– Прошу вас, дайте ей шанс быть вам полезной. Может, и выдержит. У нее есть данные, но надо научиться терпеть зрелище чужих страданий.
Харви попытался провести со мной подобие собеседования, но я не владела собой: в тот день от лейкоза умерла четырехлетняя девочка. Однако назавтра утром я явилась к нему на этаж на работу, и так началось мое пожизненное сотрудничество с человеком, который восемь лет спустя стал моим мужем.
Вскоре после этого в Мемориальный институт имени Розуэлла Парка приехала на врачебную конференцию знаменитая Элизабет Кюблер-Росс, автор сенсационной книги “О смерти и умирании”. Это она первой выявила пять стадий реакции на смерть и у пациентов, и у их родных и близких: отрицание, гнев, торг, депрессию и принятие. Основной упор она делала на принятие: достигнуть его трудно, однако оно все же приносит некоторое облегчение, умиротворение, а иногда даже позволяет острее ощутить ценность главного в жизни и смерти и обрести драгоценный внутренний покой.

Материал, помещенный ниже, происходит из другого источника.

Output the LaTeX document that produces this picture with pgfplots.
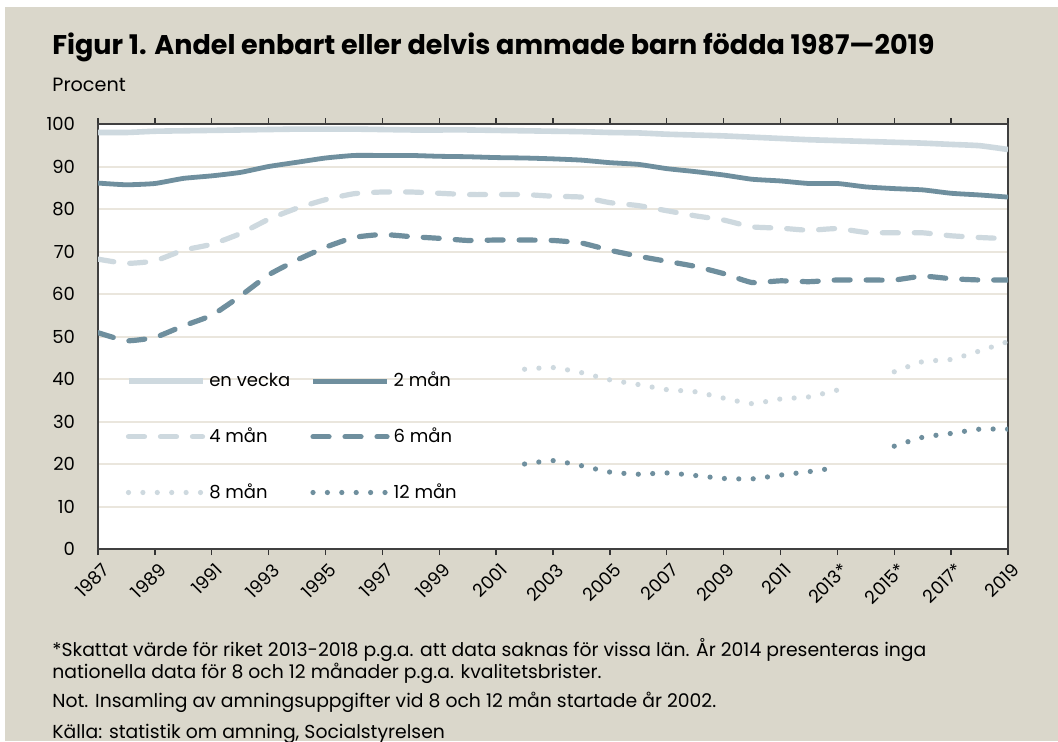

Кюблер-Росс говорила вдумчиво и спокойно, и в ее словах сквозило такое сострадание, что я набралась храбрости и задала ей вопрос после доклада:
– Что бы вы сказали мне, если бы я попросила у вас совета, как сообщать терминальным пациентам, сколько им еще осталось?
Она задумалась буквально на несколько мгновений и ответила:
– Не говорите ничего по доброй воле.
Все шестнадцать месяцев болезни Андрея мне было мучительно думать, перед каким жестоким выбором ставим своих пациентов мы, онкологи. Особенно наглядно это было видно, когда речь заходила о фундаментальных экзистенциальных вопросах в случае Андрея. Что принесет меньше страданий – если мы дадим раку убить Андрея, поскольку опыт и наблюдения четко и ясно показывают, что шансов на выздоровление у него практически ноль, или если предложим ему экспериментальные препараты со всеми их невыносимыми побочными эффектами и в лучшем случае продлим ему жизнь на несколько недель? И какой должна быть тактика лечения без экспериментальных препаратов, когда опухоль поразит другие органы и вызовет невыносимые симптомы вроде тяжелейших головных болей и неукротимой фонтанирующей рвоты? Что выбрать – паллиативное лечение обезболивающими и обеспечение комфорта или агрессивные попытки добиться ремиссии при помощи облучения и новых доз химиотерапии, – если мы знаем, что никакой надежды на сколько-нибудь долгосрочную ремиссию нет?
Очевидно, если бы существовала малейшая вероятность, что какое-нибудь новое экспериментальное средство поможет Андрею, онкологи сами предложили бы его, но случилось так, что пациент и его родные утратили доверие к лечащим онкологам. Двадцатипятилетняя сестра Андрея отчаянно искала варианты лечения, которые могли бы помочь ее брату, ощущая, как и многие пациенты и их семьи, что врачи переложили на них бремя поиска лечения. В чем же причина?
Отчасти в ощущении контроля над болезнью. Я ежедневно беседую с пациентами, которые очень тяжело больны. Они хотят как-то контролировать происходящее с ними. Управление болезнью, особенно хронической, требует налаженных двусторонних отношений.
Когда лечишь МДС с высоким риском – болезнь, требующую сложного долгосрочного планирования и продуманных действий в изменчивом контексте как самой болезни, так и ее лечения, – доверие больного, его вера во врача прямо пропорциональны ощущению власти и контроля над происходящим у пациента. Если удается добиться такого ощущения, это становится колоссальным подспорьем, о чем красноречиво свидетельствует пример одной моей пациентки.